Piccadilly Circus. L. S. Lowry
Era un ser
provinciano, casi de pueblo, si es que este término estuviese en uso real hoy
en día, pero los tiempos han cambiado tanto… Y tampoco hay tontos en los
pueblos. Ahora la idiotez, el rasgo de deficiencia intelectual acentuada, se
oculta en edificios, se aleja de lo social haciéndolo social, como la muerte,
apartada de la vista, de la casa, ocultada en tanatorios de hórrida visión, asépticos,
lavados con lejía y limón –solo les falta un ambientador de pino colgando del ataúd
a la altura de la nariz de los finados-. Ahora la idiotez no existe. Ahora el
signo de los tiempos es la estupidez. Estupidez, divino tesoro. La globalización,
la pseudo educación generalizada, la televisión, las redes sociales, los
cruceros, los viajes low cost.
Venecia llena de domingueros rosados, con bermudas anchas mostrando piernas con
rodales sin pelo, con manos de las que penden bolsas blancas, repletas de
máscaras con plumas verdes, azules y doradas; algunos con gorra, otras con
sombrero, y una sonrisa extraña en sus caras que no se sabe si es por la
quemazón, por la compra, por la promesa de una porción de pizza recalentada o,
lo más probable, por la estupidez del yo estuve aquí, yo lo vi y esta máscara
lo demuestra. Horrísono movimiento pendular del mundo que se empeña en que
Venecia se hunda, en que deje de existir de una u otra manera. Roma infectada
de cámaras de fotografiar, de móviles, de miradas de unas horas, de recuerdos
de latón. La eterna Roma, desafiada por las colas para entrar y salir de un
Coliseo custodiado por estrambóticos legionarios que se hacen fotografías con
los mismos paseantes con bermudas que de Venecia han llegado, o parecidos, y
que esperan, estos decuriones modernos, con cigarrillos en los labios y vasos
de plástico con cerveza en la mano.
Es el fin de los
tiempos, el fin del Imperio Romano. Las huestes germánicas y otras hordas
variadas han llegado, y lo han hecho para quedarse.
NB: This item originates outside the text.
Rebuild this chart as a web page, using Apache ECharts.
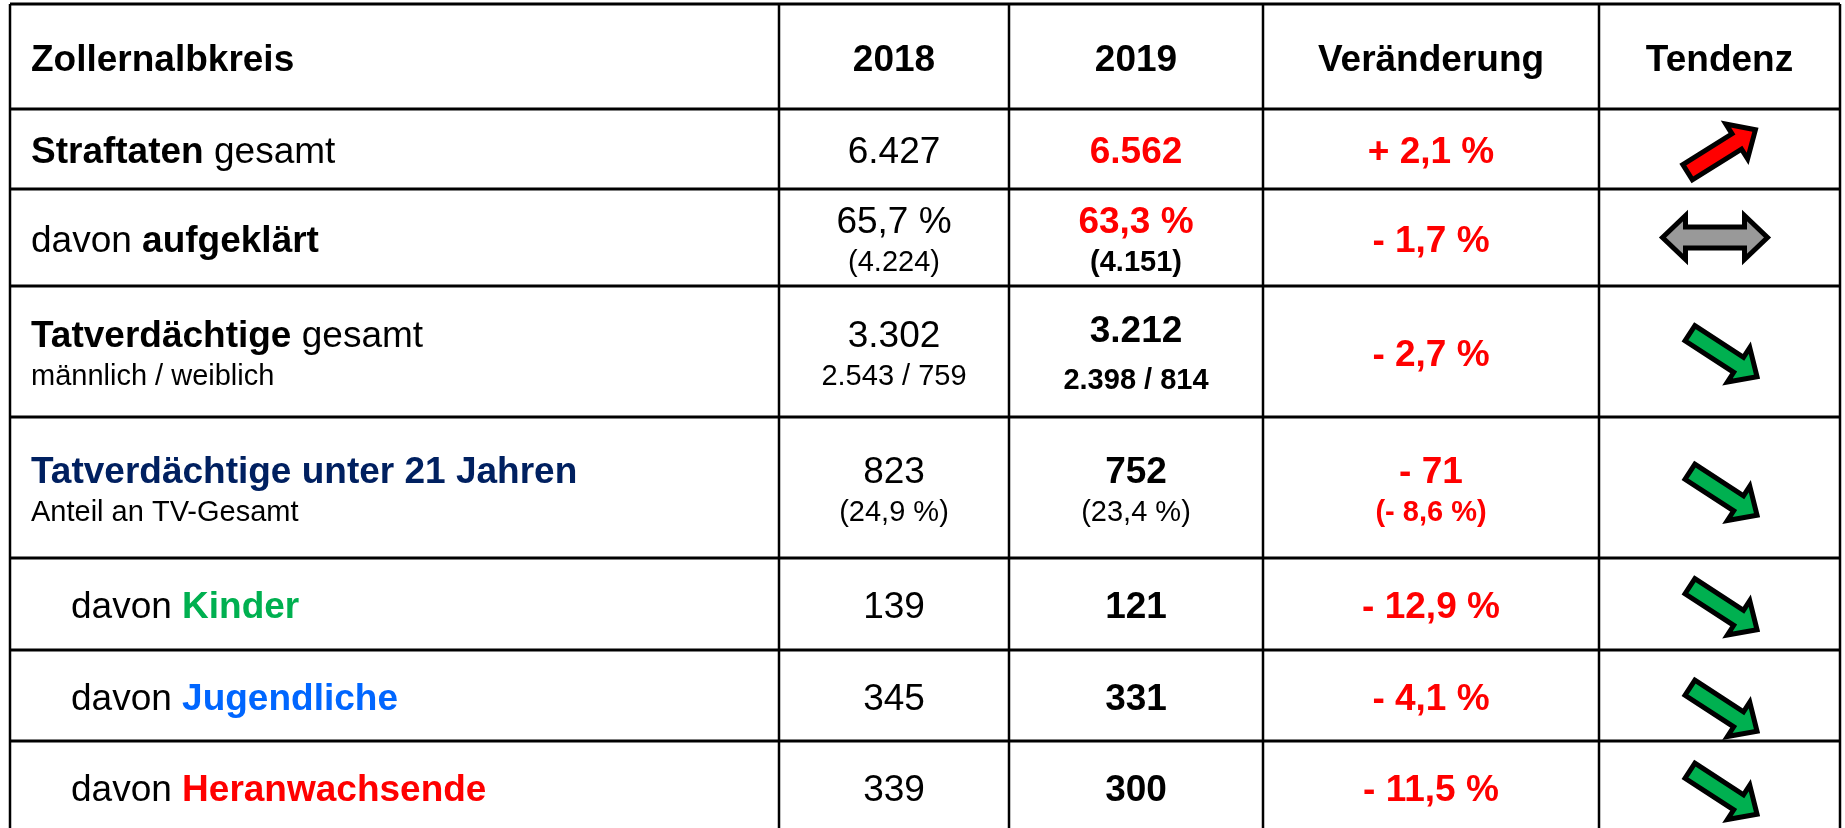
<!DOCTYPE html>
<html>
<head>
<meta charset="utf-8">
<script src="https://cdn.jsdelivr.net/npm/echarts@6/dist/echarts.min.js"></script>
<style>
html, body { margin: 0; padding: 0; background: #fff; }
#myChart { width: 1845px; height: 828px; }
</style>
</head>
<body>
<div id="myChart"></div>
<script>
// Tabellendaten
const header = ['Zollernalbkreis', '2018', '2019', 'Veränderung', 'Tendenz'];
const categories = ['Straftaten gesamt', 'davon aufgeklärt', 'Tatverdächtige gesamt',
    'Tatverdächtige unter 21 Jahren', 'davon Kinder', 'davon Jugendliche', 'davon Heranwachsende'];
const subCategories = ['', '', 'männlich / weiblich', 'Anteil an TV-Gesamt', '', '', ''];
const values2018 = ['6.427', '65,7 %', '3.302', '823', '139', '345', '339'];
const sub2018 = ['', '(4.224)', '2.543 / 759', '(24,9 %)', '', '', ''];
const values2019 = ['6.562', '63,3 %', '3.212', '752', '121', '331', '300'];
const sub2019 = ['', '(4.151)', '2.398 / 814', '(23,4 %)', '', '', ''];
const changes = ['+ 2,1 %', '- 1,7 %', '- 2,7 %', '- 71', '- 12,9 %', '- 4,1 %', '- 11,5 %'];
const subChanges = ['', '', '', '(- 8,6 %)', '', '', ''];
const trends = ['up', 'flat', 'down', 'down', 'down', 'down', 'down'];

// Hervorhebungen in der ersten Spalte (Wort, Stil)
const highlights = [['Straftaten', 'b'], ['aufgeklärt', 'b'], ['Tatverdächtige', 'b'],
    ['Tatverdächtige unter 21 Jahren', 'navy'], ['Kinder', 'green'], ['Jugendliche', 'blue'], ['Heranwachsende', 'red']];

// Layout
const colEdges = [10, 779, 1009, 1263, 1599, 1840];
const rowEdges = [4, 109, 189, 286, 417, 558, 650, 741, 832];
const trendShift = [2, 0, 3.5, 6, 4, 14, 6];   // vertikaler Versatz der Pfeile
const FONT = '"Liberation Sans", Arial, sans-serif';
const BIG = 37, SMALL = 29;
const RED = '#ff0000';

function font(size, bold) {
    return (bold ? 'bold ' : '') + size + 'px ' + FONT;
}
const rich = {
    b: { font: font(BIG, true), fill: '#000' },
    navy: { font: font(BIG, true), fill: '#002060' },
    green: { font: font(BIG, true), fill: '#00b050' },
    blue: { font: font(BIG, true), fill: '#0066ff' },
    red: { font: font(BIG, true), fill: RED }
};

function cellContent(col, row) {
    if (row === 0) {
        return { main: header[col], mainFont: font(BIG, true), mainFill: '#000' };
    }
    const r = row - 1;
    if (col === 0) {
        const h = highlights[r];
        return {
            main: categories[r].replace(h[0], '{' + h[1] + '|' + h[0] + '}'),
            mainFont: font(BIG, false), mainFill: '#000',
            sub: subCategories[r], subFont: font(SMALL, false), subFill: '#000'
        };
    }
    if (col === 1) {
        return { main: values2018[r], mainFont: font(BIG, false), mainFill: '#000',
            sub: sub2018[r], subFont: font(SMALL, false), subFill: '#000' };
    }
    if (col === 2) {
        return { main: values2019[r], mainFont: font(BIG, true), mainFill: r < 2 ? RED : '#000',
            sub: sub2019[r], subFont: font(SMALL, r < 3), subFill: '#000',
            wide: r === 2 };
    }
    return { main: changes[r], mainFont: font(BIG, true), mainFill: RED,
        sub: subChanges[r], subFont: font(SMALL, true), subFill: RED };
}

const cells = [];
for (let row = 0; row < rowEdges.length - 1; row++) {
    const nCols = row === 0 ? 5 : 4;
    for (let col = 0; col < nCols; col++) cells.push([col, row]);
}

function renderCell(params, api) {
    const col = api.value(0), row = api.value(1);
    const c = cellContent(col, row);
    const cy = (rowEdges[row] + rowEdges[row + 1]) / 2;
    let x, align;
    if (col === 0) {
        x = colEdges[0] + (row >= 5 ? 61 : 21);
        align = 'left';
    } else {
        x = (colEdges[col] + colEdges[col + 1]) / 2;
        align = 'center';
    }
    const children = [];
    const two = c.sub && c.sub.length;
    const dyMain = two ? (c.wide ? -20 : -15) : 4;
    const dySub = c.wide ? 29 : 25;
    children.push({
        type: 'text',
        style: { text: c.main, x: x, y: cy + dyMain, font: c.mainFont, fill: c.mainFill,
            align: align, verticalAlign: 'middle', rich: rich }
    });
    if (two) {
        children.push({
            type: 'text',
            style: { text: c.sub, x: x, y: cy + dySub, font: c.subFont, fill: c.subFill,
                align: align, verticalAlign: 'middle' }
        });
    }
    return { type: 'group', children: children };
}

function rotate(pts, ang, cx, cy) {
    const ca = Math.cos(ang), sa = Math.sin(ang);
    return pts.map(p => [cx + p[0] * ca - p[1] * sa, cy + p[0] * sa + p[1] * ca]);
}

function renderTrend(params, api) {
    const r = params.dataIndex;
    const t = trends[r];
    const mid = (colEdges[4] + colEdges[5]) / 2;
    const cy = (rowEdges[r + 1] + rowEdges[r + 2]) / 2 + trendShift[r];
    let pts, fill;
    if (t === 'flat') {
        const L = 105, h = 23, hw = 22, s = 10.5;
        pts = [[-L / 2, 0], [-L / 2 + h, -hw], [-L / 2 + h, -s], [L / 2 - h, -s], [L / 2 - h, -hw],
            [L / 2, 0], [L / 2 - h, hw], [L / 2 - h, s], [-L / 2 + h, s], [-L / 2 + h, hw]];
        pts = rotate(pts, 0, mid - 4.5, cy);
        fill = '#999999';
    } else {
        const L = 80, h = 22, hw = 20.5, s = 9;
        pts = [[-L / 2, -s], [L / 2 - h, -s], [L / 2 - h, -hw], [L / 2, 0],
            [L / 2 - h, hw], [L / 2 - h, s], [-L / 2, s]];
        const ang = t === 'up' ? -32 * Math.PI / 180 : 33 * Math.PI / 180;
        pts = rotate(pts, ang, mid + (t === 'up' ? 2 : 4), cy);
        fill = t === 'up' ? RED : '#00b050';
    }
    return {
        type: 'polygon',
        shape: { points: pts },
        style: { fill: fill, stroke: '#000', lineWidth: 5, lineJoin: 'miter' }
    };
}

// Gitterlinien
const lines = [];
rowEdges.forEach(y => lines.push({ type: 'line', shape: { x1: colEdges[0], y1: y, x2: colEdges[5], y2: y },
    style: { stroke: '#000', lineWidth: 3 } }));
colEdges.forEach(x => lines.push({ type: 'line', shape: { x1: x, y1: rowEdges[0], x2: x, y2: 840 },
    style: { stroke: '#000', lineWidth: 2.5 } }));

let myChart = echarts.init(document.getElementById('myChart'));
myChart.setOption({
    animation: false,
    backgroundColor: '#fff',
    graphic: { elements: lines },
    series: [
        { type: 'custom', coordinateSystem: 'none', renderItem: renderCell, data: cells, silent: true },
        { type: 'custom', coordinateSystem: 'none', renderItem: renderTrend,
            data: trends.map((t, i) => [i]), silent: true }
    ]
});
</script>
</body>
</html>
Hasta los gatos se están
marchando, ocupando su nicho ecológico las palomas, las ratas y los cuervos, y
los pseudohumanos.
Era un ser
provinciano –que divago-, casi de pueblo, tonto, tonto del ano, como el célebre
Paco, Paquillo, Pacoano, de mi pueblo. Que sí era de pueblo, que sí era tonto,
que sí era el tonto del pueblo, con todo su empaque, con todo su encanto.
Verdad de las antes, de las auténticas. Era, decía, un ser provinciano.